= Johnny Carson: King of Late Night =

2012 PBS documentary about Johnny Carson

Johnny Carson: King of Late Night is a documentary film by two-time Emmy-winning filmmaker Peter Jones about the life of American television talk show host Johnny Carson. It is narrated by Kevin Spacey, and aired on PBS on May 14, 2012, as part of their American Masters series. Johnny Carson: King of Late Night is a co-production of Peter Jones Productions, Inc. and THIRTEEN’S American Masters for WNET.

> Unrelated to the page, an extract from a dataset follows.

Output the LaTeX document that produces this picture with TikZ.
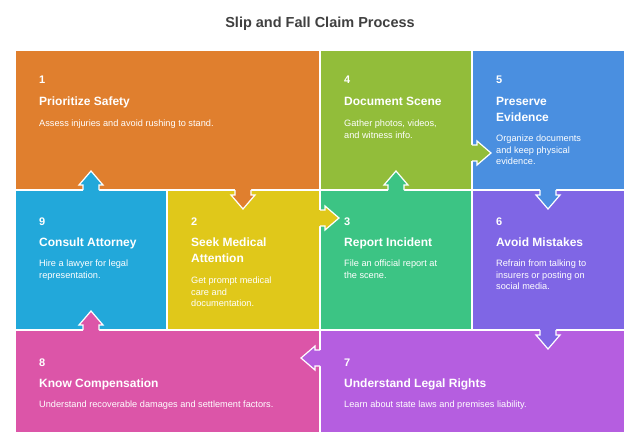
\documentclass[tikz,border=0pt]{standalone}
\usepackage{fontspec}
\setmainfont{Liberation Sans}
\begin{document}
\begin{tikzpicture}[x=1pt,y=-1pt,
 box/.style={draw=white,line width=1.2pt},
 num/.style={anchor=base west,text=white,font=\bfseries\fontsize{11}{13}\selectfont,inner sep=0},
 ttl/.style={anchor=north west,text=white,font=\bfseries\fontsize{12}{16}\selectfont,inner sep=0,align=left},
 dsc/.style={anchor=north west,text=white,font=\fontsize{9.2}{11.3}\selectfont,inner sep=0,align=left}]
\definecolor{c1}{HTML}{E07F2E}\definecolor{c4}{HTML}{92BD3A}\definecolor{c5}{HTML}{4A8FE0}
\definecolor{c9}{HTML}{22A8DA}\definecolor{c2}{HTML}{E0C81A}\definecolor{c3}{HTML}{3CC484}
\definecolor{c6}{HTML}{7F66E5}\definecolor{c8}{HTML}{DC55A8}\definecolor{c7}{HTML}{B55EE0}
\useasboundingbox (0,0) rectangle (640,441);
\node[font=\bfseries\fontsize{14.5}{16}\selectfont,text=black!75] (title) at (320,24) {Slip and Fall Claim Process};
\fill[box,fill=c1] (15,50) rectangle (320,190);
\fill[box,fill=c4] (320,50) rectangle (472,190);
\fill[box,fill=c5] (472,50) rectangle (625,190);
\fill[box,fill=c9] (15,190) rectangle (167,330);
\fill[box,fill=c2] (167,190) rectangle (320,330);
\fill[box,fill=c3] (320,190) rectangle (472,330);
\fill[box,fill=c6] (472,190) rectangle (625,330);
\fill[box,fill=c8] (15,330) rectangle (320,433);
\fill[box,fill=c7] (320,330) rectangle (625,433);
\newcommand{\arr}[4]{% x,y,rotation,color
 \begin{scope}[shift={(#1,#2)},rotate=#3]
 \fill[#4] (-8,-1.5)--(-8,5)--(-12,5)--(0,19)--(12,5)--(8,5)--(8,-1.5)--cycle;
 \draw[white,line width=1.2pt,line join=miter] (-8,0)--(-8,5)--(-12,5)--(0,19)--(12,5)--(8,5)--(8,0);
 \end{scope}}
\arr{91}{190}{180}{c9}
\arr{243}{190}{0}{c1}
\arr{320}{218}{90}{c2}
\arr{396}{190}{180}{c3}
\arr{472}{153}{90}{c4}
\arr{548}{190}{0}{c5}
\arr{548}{330}{0}{c6}
\arr{320}{358}{-90}{c7}
\arr{91}{330}{180}{c8}
% texts
\node[num] (n1) at (39,84) {1};
\node[ttl] (t1) at (39,97) {Prioritize Safety};
\node[dsc] (d1) at (39,120) {Assess injuries and avoid rushing to stand.};
\node[num] (n4) at (344,84) {4};
\node[ttl] (t4) at (344,97) {Document Scene};
\node[dsc] (d4) at (344,120) {Gather photos, videos,\\and witness info.};
\node[num] (n5) at (496,84) {5};
\node[ttl] (t5) at (496,97) {Preserve\\Evidence};
\node[dsc] (d5) at (496,135) {Organize documents\\and keep physical\\evidence.};
\node[num] (n9) at (39,225) {9};
\node[ttl] (t9) at (39,238) {Consult Attorney};
\node[dsc] (d9) at (39,260) {Hire a lawyer for legal\\representation.};
\node[num] (n2) at (191,225) {2};
\node[ttl] (t2) at (191,238) {Seek Medical\\Attention};
\node[dsc] (d2) at (191,277) {Get prompt medical\\care and\\documentation.};
\node[num] (n3) at (344,225) {3};
\node[ttl] (t3) at (344,238) {Report Incident};
\node[dsc] (d3) at (344,260) {File an official report at\\the scene.};
\node[num] (n6) at (496,225) {6};
\node[ttl] (t6) at (496,238) {Avoid Mistakes};
\node[dsc] (d6) at (496,260) {Refrain from talking to\\insurers or posting on\\social media.};
\node[num] (n8) at (39,366) {8};
\node[ttl] (t8) at (39,379) {Know Compensation};
\node[dsc] (d8) at (39,401) {Understand recoverable damages and settlement factors.};
\node[num] (n7) at (344,366) {7};
\node[ttl] (t7) at (344,379) {Understand Legal Rights};
\node[dsc] (d7) at (344,401) {Learn about state laws and premises liability.};
\end{tikzpicture}
\end{document}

The film received two Emmy Award nominations for Outstanding Writing Nonfiction Programming and Outstanding Picture Editing Nonfiction Programming. It was also nominated by the Writers Guild of America in the Television Documentary category.

== Synopsis ==
The film features 45 original interviews with Carson's friends, family, and colleagues. Interviewees include David Letterman, Jay Leno, Jerry Seinfeld, Jimmy Fallon, Ray Romano, Drew Carey, Steve Martin, Ellen DeGeneres, and Bob Newhart.

Carson rarely gave interviews and remained a very private man, despite his public persona. He once revealed, “I can get in front of an audience and be in control... Offstage, I’m aloof because I’m not very comfortable.” The documentary explores this dichotomy and enigma, unearthing clues about Carson's childhood, early days in the business, and personal and professional life.

== Production ==

=== Access ===
For 15 years, Jones wrote an annual letter to Carson requesting his permission and cooperation in production of the documentary. Carson called Jones in 2003 and said, “You write a damn fine letter, Peter, but I don’t have anything more to say.” Jones stated that he also made documentaries about Carson's personal idols, Jack Benny and Edgar Bergen, in part, to get the attention of Johnny Carson. When Carson made the initial phone call to Jones in 2003 he made a point of telling him that he appreciated the films about Bergen and Benny.

Following Carson's death in 2005, Jones began directing his letters to Carson's nephew, Jeff Sotzing, who controls his uncle's archives. In 2010, Sotzing agreed to cooperate and the Carson Entertainment Group granted Jones access to Johnny's personal and professional archives, including family photo albums, home movies, memorabilia, and all existing episodes of The Tonight Show from 1962 until his retirement in 1992. Carson's personal archive, which is preserved in an underground vault in Kansas, holds more than 3,500 hours of tape that have now been digitized.

Sotzing has said that his reasoning for granting this kind of access was because, “he didn’t want people to forget about Johnny Carson”.

=== Approach ===
Filmmaker Peter Jones stated that he wanted to find clues to Johnny's character and his past from actual moments on The Tonight Show itself. Jones claims that Johnny revealed things about himself on the show that he felt uncomfortable sharing in his “real” life.

Jones pulled clips from The Tonight Show that were entertaining, but also revealed something specific about him as a performer or person. His other priority in making the film was to rely on first-hand memories and reflections from those that were closest to him.